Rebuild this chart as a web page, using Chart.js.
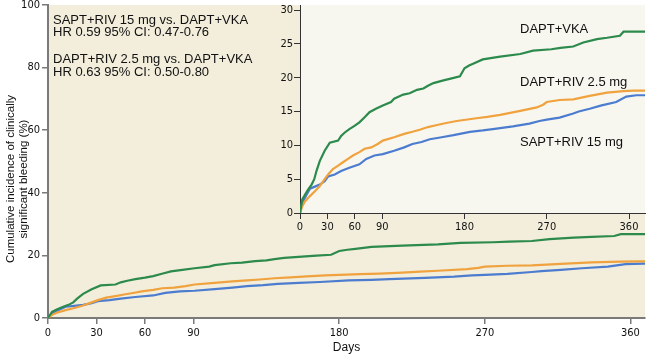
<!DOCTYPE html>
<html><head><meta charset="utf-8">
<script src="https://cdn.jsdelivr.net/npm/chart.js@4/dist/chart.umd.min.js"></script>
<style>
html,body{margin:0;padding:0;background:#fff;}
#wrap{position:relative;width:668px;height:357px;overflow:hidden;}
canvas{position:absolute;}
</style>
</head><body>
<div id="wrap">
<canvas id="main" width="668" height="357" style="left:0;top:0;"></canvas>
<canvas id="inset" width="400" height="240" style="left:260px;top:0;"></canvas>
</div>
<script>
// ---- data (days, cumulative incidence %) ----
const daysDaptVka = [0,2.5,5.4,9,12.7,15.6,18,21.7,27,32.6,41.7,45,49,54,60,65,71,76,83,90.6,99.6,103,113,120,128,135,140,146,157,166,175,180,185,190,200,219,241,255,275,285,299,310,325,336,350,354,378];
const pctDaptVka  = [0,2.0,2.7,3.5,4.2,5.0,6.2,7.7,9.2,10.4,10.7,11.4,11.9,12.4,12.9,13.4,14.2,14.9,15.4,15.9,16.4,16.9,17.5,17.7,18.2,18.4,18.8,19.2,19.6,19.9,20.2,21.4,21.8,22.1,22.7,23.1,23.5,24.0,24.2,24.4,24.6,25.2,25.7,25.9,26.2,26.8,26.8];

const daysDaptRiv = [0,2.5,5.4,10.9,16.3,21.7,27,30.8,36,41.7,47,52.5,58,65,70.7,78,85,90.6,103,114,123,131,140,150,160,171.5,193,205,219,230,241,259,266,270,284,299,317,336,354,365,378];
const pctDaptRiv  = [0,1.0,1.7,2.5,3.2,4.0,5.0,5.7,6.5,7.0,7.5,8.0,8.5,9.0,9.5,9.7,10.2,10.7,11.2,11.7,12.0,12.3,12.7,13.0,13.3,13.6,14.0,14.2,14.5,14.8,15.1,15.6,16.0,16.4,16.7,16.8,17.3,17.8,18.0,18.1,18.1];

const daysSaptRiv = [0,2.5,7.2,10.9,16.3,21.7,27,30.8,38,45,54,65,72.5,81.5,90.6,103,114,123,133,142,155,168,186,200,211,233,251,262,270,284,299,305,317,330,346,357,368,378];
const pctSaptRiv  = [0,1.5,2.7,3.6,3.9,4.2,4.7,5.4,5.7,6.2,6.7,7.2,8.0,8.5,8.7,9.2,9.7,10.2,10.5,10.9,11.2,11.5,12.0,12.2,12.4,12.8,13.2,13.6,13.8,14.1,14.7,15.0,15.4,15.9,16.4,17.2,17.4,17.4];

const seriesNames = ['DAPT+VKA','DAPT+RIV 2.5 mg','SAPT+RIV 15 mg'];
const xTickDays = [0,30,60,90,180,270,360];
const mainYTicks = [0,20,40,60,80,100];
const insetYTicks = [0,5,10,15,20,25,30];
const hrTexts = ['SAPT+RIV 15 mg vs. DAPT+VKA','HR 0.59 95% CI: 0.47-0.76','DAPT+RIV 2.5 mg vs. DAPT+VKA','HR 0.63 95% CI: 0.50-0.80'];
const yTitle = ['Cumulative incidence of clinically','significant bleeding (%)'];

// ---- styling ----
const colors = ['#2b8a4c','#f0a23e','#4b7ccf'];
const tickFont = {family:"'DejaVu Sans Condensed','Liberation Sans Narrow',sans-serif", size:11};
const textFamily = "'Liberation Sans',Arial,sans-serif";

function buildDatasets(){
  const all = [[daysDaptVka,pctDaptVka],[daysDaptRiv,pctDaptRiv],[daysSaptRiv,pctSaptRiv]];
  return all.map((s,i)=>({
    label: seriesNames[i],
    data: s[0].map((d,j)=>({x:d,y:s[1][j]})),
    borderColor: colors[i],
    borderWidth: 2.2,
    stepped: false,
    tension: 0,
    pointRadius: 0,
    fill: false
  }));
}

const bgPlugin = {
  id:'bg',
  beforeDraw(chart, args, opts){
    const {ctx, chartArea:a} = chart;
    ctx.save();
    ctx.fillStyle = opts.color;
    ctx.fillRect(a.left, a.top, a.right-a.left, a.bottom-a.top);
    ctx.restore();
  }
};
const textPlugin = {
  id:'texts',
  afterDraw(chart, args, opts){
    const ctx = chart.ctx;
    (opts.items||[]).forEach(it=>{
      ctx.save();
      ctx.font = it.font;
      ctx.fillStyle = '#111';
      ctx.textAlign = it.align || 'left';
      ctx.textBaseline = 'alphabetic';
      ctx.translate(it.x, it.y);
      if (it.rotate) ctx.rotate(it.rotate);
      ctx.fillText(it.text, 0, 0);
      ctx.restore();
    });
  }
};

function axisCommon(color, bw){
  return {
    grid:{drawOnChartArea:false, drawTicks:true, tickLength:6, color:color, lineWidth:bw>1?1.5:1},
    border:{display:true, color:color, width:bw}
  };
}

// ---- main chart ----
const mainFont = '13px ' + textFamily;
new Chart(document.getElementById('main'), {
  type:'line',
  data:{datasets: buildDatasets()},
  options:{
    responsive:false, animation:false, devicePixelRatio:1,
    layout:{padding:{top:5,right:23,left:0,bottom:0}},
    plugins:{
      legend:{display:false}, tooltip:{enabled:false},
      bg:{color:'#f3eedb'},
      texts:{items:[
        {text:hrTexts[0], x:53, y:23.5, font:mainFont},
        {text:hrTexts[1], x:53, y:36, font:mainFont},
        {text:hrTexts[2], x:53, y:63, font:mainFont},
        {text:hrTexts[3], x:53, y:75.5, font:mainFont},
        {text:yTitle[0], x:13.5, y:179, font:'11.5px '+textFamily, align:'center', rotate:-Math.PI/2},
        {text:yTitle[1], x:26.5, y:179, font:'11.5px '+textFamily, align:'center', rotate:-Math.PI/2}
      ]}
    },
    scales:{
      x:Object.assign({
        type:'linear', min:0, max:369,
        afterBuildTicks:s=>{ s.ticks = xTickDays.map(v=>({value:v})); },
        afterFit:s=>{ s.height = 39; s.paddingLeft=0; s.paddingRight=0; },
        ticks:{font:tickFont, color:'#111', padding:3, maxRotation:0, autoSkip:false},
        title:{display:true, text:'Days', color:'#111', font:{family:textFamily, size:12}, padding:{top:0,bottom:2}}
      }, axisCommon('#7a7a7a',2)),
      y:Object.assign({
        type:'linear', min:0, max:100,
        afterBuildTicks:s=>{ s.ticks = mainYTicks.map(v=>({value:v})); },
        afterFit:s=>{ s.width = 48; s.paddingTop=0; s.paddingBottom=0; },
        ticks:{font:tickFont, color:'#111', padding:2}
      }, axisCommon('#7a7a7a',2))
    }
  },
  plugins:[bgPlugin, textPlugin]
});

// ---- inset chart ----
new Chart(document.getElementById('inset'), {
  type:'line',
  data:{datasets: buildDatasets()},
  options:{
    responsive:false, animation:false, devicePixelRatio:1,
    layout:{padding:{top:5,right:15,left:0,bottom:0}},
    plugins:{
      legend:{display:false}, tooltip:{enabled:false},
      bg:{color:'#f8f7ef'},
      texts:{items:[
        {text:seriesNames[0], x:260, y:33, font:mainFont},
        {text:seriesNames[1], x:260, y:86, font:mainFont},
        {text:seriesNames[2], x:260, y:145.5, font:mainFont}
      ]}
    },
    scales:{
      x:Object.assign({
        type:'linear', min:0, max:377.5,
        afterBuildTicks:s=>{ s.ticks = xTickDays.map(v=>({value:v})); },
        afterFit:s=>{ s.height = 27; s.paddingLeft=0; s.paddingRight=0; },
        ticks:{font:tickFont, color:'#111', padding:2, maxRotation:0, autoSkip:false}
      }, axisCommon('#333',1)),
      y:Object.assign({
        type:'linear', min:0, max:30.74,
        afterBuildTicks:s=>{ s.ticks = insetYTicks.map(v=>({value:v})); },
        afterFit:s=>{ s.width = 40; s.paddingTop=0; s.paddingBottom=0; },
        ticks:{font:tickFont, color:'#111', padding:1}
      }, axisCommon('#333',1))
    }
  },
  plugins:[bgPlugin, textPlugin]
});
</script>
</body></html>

○ ○ ○ ○ ○ ○ ○

◆ **What the task asks**: Leave the pictures out and please restate exactly the lines running from the start of the material through the one with "const yTitle = ['Cumulative".

◆ **Output**:
Rebuild this chart as a web page, using Chart.js.
<!DOCTYPE html>
<html><head><meta charset="utf-8">
<script src="https://cdn.jsdelivr.net/npm/chart.js@4/dist/chart.umd.min.js"></script>
<style>
html,body{margin:0;padding:0;background:#fff;}
#wrap{position:relative;width:668px;height:357px;overflow:hidden;}
canvas{position:absolute;}
</style>
</head><body>
<div id="wrap">
<canvas id="main" width="668" height="357" style="left:0;top:0;"></canvas>
<canvas id="inset" width="400" height="240" style="left:260px;top:0;"></canvas>
</div>
<script>
// ---- data (days, cumulative incidence %) ----
const daysDaptVka = [0,2.5,5.4,9,12.7,15.6,18,21.7,27,32.6,41.7,45,49,54,60,65,71,76,83,90.6,99.6,103,113,120,128,135,140,146,157,166,175,180,185,190,200,219,241,255,275,285,299,310,325,336,350,354,378];
const pctDaptVka  = [0,2.0,2.7,3.5,4.2,5.0,6.2,7.7,9.2,10.4,10.7,11.4,11.9,12.4,12.9,13.4,14.2,14.9,15.4,15.9,16.4,16.9,17.5,17.7,18.2,18.4,18.8,19.2,19.6,19.9,20.2,21.4,21.8,22.1,22.7,23.1,23.5,24.0,24.2,24.4,24.6,25.2,25.7,25.9,26.2,26.8,26.8];

const daysDaptRiv = [0,2.5,5.4,10.9,16.3,21.7,27,30.8,36,41.7,47,52.5,58,65,70.7,78,85,90.6,103,114,123,131,140,150,160,171.5,193,205,219,230,241,259,266,270,284,299,317,336,354,365,378];
const pctDaptRiv  = [0,1.0,1.7,2.5,3.2,4.0,5.0,5.7,6.5,7.0,7.5,8.0,8.5,9.0,9.5,9.7,10.2,10.7,11.2,11.7,12.0,12.3,12.7,13.0,13.3,13.6,14.0,14.2,14.5,14.8,15.1,15.6,16.0,16.4,16.7,16.8,17.3,17.8,18.0,18.1,18.1];

const daysSaptRiv = [0,2.5,7.2,10.9,16.3,21.7,27,30.8,38,45,54,65,72.5,81.5,90.6,103,114,123,133,142,155,168,186,200,211,233,251,262,270,284,299,305,317,330,346,357,368,378];
const pctSaptRiv  = [0,1.5,2.7,3.6,3.9,4.2,4.7,5.4,5.7,6.2,6.7,7.2,8.0,8.5,8.7,9.2,9.7,10.2,10.5,10.9,11.2,11.5,12.0,12.2,12.4,12.8,13.2,13.6,13.8,14.1,14.7,15.0,15.4,15.9,16.4,17.2,17.4,17.4];

const seriesNames = ['DAPT+VKA','DAPT+RIV 2.5 mg','SAPT+RIV 15 mg'];
const xTickDays = [0,30,60,90,180,270,360];
const mainYTicks = [0,20,40,60,80,100];
const insetYTicks = [0,5,10,15,20,25,30];
const hrTexts = ['SAPT+RIV 15 mg vs. DAPT+VKA','HR 0.59 95% CI: 0.47-0.76','DAPT+RIV 2.5 mg vs. DAPT+VKA','HR 0.63 95% CI: 0.50-0.80'];
const yTitle = ['Cumulative incidence of clinically','significant bleeding (%)'];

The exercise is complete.